Colab Tips

colab tips Seems like colab is popular, so I wanted to share maybe some useful tips that helped me streamline my setup/workflow:

a) If you cloned the notebook and are using gdrive to store the data, you can only mount gdrive using the python package, which requires entering a new oauth code for each session; if you create a new notebook, it actually persists the mount between sessions. You can just copy the contents over - https://datascience.stackexchange.com/questions/64486/how-to-automatically-mount-my-google-drive-to-google-colab

b) You can run this code in a cell to extend sessions (prevent timeouts); it also doesn’t majorly use the CPU unnecessarily. Still, as this SO points out, it’s not morally right to hog up a GPU/CPU if you’re not using it. I use it when I’m actively developing over ssh, but not running anything on the notebook.

import time

while True: time.sleep(10)

c) You can ssh into the machine; someone even made a package for that - https://pypi.org/project/colab-ssh/#description. I usually use ipdb to do REPL-driven development and explore the data, so this is really useful for me since I can’t run this workload locally.

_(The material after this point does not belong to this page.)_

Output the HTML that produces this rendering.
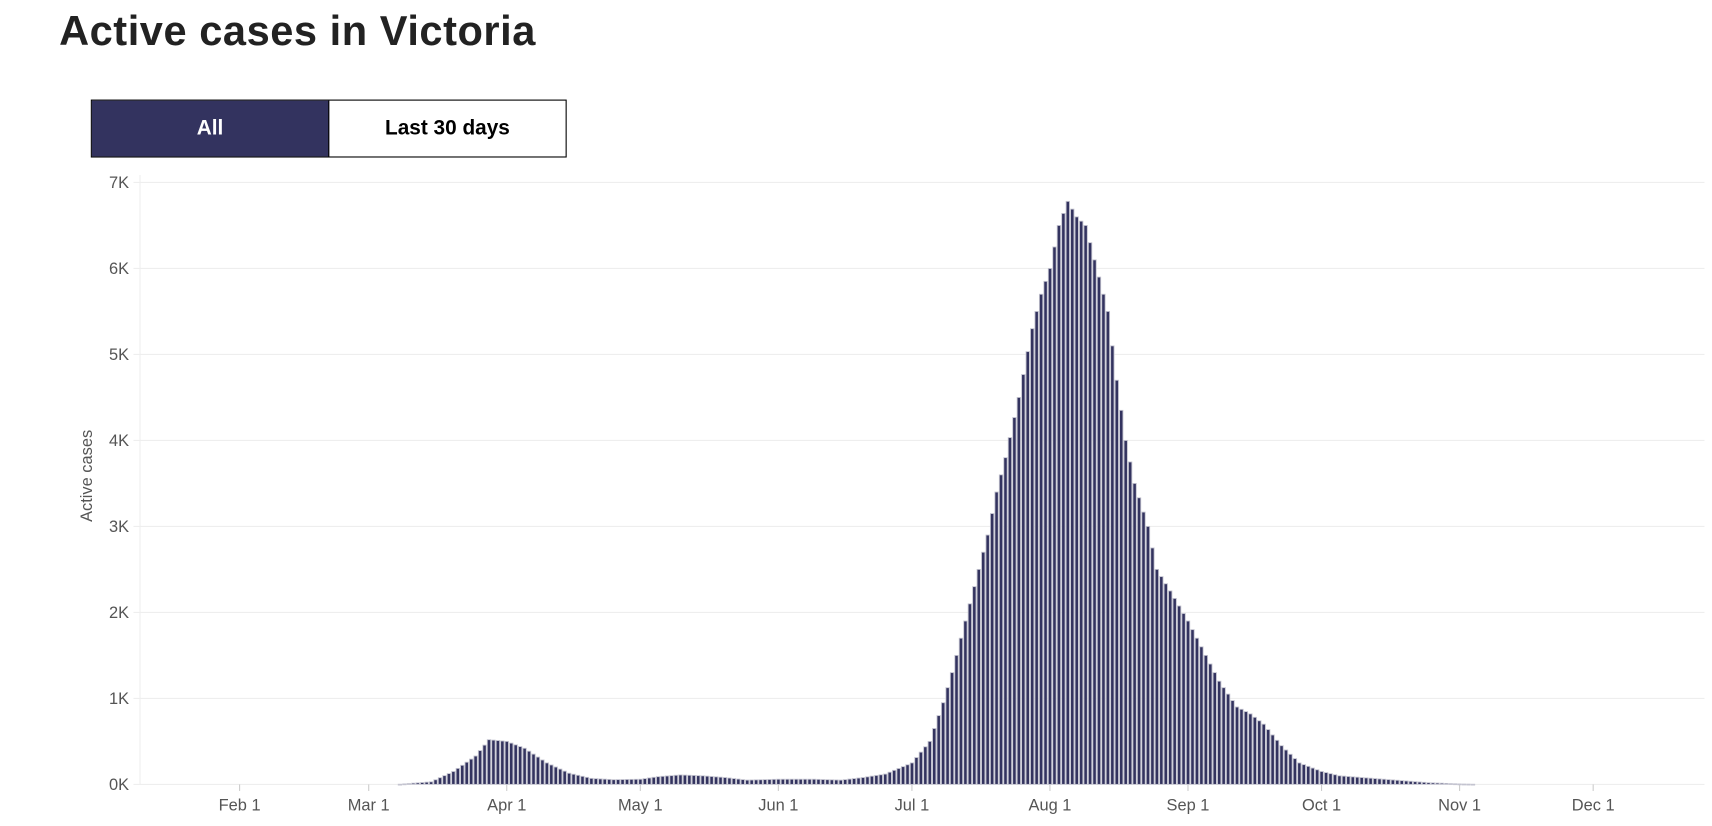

Head’s up - it does take a bit of setup, but if you persist the extra python packages and the authorized_hosts file, you can get it up and running for new sessions quickly.

import os
import sys

# set up persistent pip library path
nb_path = '/content/drive/My Drive/Colab Notebooks/pip'
!mkdir -p '{nb_path}'
sys.path.insert(0, nb_path)
!pip install --target='{nb_path}' ipdb
!pip install --target='{nb_path}' colab_ssh --upgrade
!ln -sr /content/drive/MyDrive/nlp-qa-finalproj/.ssh ~/
!cat ~/.ssh/authorized_keys

Hope this helps, good luck!

Template

from google.colab import userdata
import os

os.environ["GH_USER"] = userdata.get("git_username")
os.environ["GH_PAT"] = userdata.get("git_password")
!git config --global user.name "{userdata.get('git_username')}"
!git config --global user.email "{userdata.get('git_email')}"
!git config --global credential.helper '!f() { echo "username=$GH_USER"; echo "password=$GH_PAT"; }; f'
!git clone {userdata.get('git_repo')}

%cd path/to/your/repo